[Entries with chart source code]
◇ ◇ ◇ ◇ ◇ ◇ ◇

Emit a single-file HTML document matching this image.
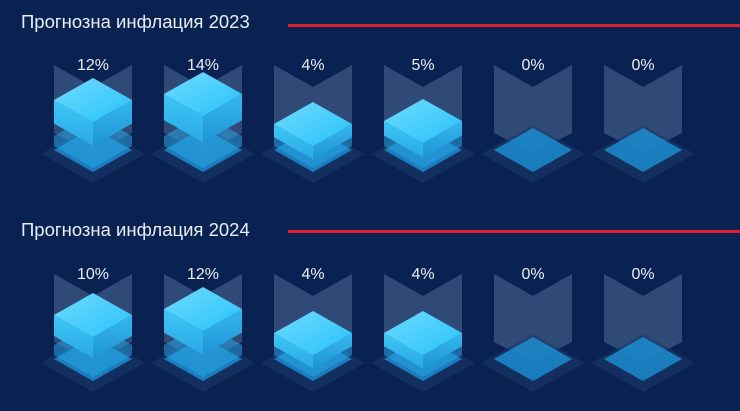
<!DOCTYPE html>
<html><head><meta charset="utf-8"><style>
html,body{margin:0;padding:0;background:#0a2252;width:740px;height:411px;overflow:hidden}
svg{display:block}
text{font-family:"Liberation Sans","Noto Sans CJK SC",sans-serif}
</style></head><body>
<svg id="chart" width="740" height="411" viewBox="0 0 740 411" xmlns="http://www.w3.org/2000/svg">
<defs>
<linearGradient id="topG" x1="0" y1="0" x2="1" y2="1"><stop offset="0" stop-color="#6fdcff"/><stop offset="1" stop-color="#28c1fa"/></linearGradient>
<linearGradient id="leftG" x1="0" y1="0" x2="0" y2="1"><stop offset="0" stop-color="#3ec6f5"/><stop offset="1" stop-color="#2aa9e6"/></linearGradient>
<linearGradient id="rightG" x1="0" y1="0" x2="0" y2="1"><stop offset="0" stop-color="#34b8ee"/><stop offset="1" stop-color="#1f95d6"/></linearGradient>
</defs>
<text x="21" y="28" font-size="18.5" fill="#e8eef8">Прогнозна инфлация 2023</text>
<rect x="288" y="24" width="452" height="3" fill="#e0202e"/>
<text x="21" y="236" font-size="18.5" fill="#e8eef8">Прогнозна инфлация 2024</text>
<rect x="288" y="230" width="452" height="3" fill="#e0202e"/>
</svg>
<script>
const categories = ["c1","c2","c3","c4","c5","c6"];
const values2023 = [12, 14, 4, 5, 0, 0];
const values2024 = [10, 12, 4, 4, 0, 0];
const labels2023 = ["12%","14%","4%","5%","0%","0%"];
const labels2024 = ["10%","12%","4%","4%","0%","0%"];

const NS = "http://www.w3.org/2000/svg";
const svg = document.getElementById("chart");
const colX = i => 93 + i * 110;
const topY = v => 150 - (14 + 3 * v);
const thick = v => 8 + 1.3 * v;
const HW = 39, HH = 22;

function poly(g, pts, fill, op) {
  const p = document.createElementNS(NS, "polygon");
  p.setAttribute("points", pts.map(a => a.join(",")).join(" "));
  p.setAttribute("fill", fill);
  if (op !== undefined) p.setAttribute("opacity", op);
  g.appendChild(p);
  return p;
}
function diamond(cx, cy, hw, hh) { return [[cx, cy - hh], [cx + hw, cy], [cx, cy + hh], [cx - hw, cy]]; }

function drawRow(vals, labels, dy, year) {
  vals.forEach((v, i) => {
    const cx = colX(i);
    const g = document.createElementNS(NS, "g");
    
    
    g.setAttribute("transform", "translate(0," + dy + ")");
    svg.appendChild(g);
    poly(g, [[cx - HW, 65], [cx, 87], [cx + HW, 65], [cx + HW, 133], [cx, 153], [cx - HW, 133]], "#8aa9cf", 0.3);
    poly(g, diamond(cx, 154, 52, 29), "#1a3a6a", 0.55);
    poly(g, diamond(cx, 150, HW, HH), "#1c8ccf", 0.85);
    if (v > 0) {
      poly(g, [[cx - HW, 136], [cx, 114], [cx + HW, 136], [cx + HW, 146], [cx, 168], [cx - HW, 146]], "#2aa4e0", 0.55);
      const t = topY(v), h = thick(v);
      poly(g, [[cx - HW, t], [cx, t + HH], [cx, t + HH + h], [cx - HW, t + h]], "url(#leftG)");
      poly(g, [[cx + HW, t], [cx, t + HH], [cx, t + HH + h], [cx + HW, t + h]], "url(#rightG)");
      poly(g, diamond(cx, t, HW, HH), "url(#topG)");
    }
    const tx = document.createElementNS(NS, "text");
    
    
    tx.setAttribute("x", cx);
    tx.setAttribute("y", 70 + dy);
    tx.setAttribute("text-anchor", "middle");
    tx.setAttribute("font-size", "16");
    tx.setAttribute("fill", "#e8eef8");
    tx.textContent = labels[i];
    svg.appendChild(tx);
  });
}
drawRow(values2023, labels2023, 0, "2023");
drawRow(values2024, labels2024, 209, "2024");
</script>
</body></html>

◇ ◇ ◇ ◇ ◇ ◇ ◇

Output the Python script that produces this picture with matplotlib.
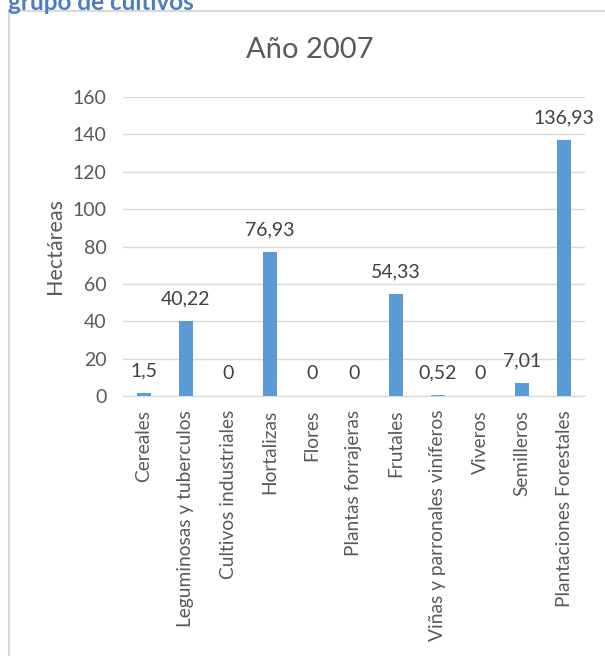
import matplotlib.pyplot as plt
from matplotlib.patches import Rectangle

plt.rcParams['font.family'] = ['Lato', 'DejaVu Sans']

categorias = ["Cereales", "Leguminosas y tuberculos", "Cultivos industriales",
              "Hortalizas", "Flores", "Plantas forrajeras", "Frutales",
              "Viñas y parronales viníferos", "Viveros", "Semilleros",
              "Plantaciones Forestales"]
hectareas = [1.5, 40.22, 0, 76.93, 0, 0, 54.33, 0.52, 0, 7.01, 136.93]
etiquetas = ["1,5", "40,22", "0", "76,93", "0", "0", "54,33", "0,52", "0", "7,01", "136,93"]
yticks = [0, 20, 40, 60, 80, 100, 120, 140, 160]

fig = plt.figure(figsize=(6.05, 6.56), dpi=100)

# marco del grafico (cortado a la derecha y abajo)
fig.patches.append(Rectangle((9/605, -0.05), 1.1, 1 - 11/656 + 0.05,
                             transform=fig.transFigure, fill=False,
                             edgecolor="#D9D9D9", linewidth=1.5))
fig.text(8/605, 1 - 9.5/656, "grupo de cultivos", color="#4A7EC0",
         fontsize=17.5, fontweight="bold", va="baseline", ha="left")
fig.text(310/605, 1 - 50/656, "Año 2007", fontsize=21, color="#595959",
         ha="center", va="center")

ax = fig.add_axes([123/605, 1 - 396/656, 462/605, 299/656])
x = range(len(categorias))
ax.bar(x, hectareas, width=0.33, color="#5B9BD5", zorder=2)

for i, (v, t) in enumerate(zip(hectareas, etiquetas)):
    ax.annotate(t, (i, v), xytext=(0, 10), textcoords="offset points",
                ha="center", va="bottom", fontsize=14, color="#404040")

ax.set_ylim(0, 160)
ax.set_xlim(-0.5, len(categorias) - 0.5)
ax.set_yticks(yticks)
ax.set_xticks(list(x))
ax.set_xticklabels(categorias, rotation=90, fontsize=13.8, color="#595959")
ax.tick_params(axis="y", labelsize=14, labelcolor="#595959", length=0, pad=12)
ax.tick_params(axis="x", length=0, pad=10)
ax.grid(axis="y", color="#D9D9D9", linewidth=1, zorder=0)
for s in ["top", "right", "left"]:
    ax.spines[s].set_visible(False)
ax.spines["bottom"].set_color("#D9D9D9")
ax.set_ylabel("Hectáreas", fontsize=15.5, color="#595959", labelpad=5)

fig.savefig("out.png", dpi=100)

◇ ◇ ◇ ◇ ◇ ◇ ◇

→ TASK INSTRUCTIONS:
Start at the line above containing "Output the Python" and stop at the line containing "fig = plt.figure(figsize=(6.05, 6.56), dpi=100)": print those lines and everything between them exactly, but not the pictures.

→ EXERCISE RESPONSE:
Output the Python script that produces this picture with matplotlib.
import matplotlib.pyplot as plt
from matplotlib.patches import Rectangle

plt.rcParams['font.family'] = ['Lato', 'DejaVu Sans']

categorias = ["Cereales", "Leguminosas y tuberculos", "Cultivos industriales",
              "Hortalizas", "Flores", "Plantas forrajeras", "Frutales",
              "Viñas y parronales viníferos", "Viveros", "Semilleros",
              "Plantaciones Forestales"]
hectareas = [1.5, 40.22, 0, 76.93, 0, 0, 54.33, 0.52, 0, 7.01, 136.93]
etiquetas = ["1,5", "40,22", "0", "76,93", "0", "0", "54,33", "0,52", "0", "7,01", "136,93"]
yticks = [0, 20, 40, 60, 80, 100, 120, 140, 160]

fig = plt.figure(figsize=(6.05, 6.56), dpi=100)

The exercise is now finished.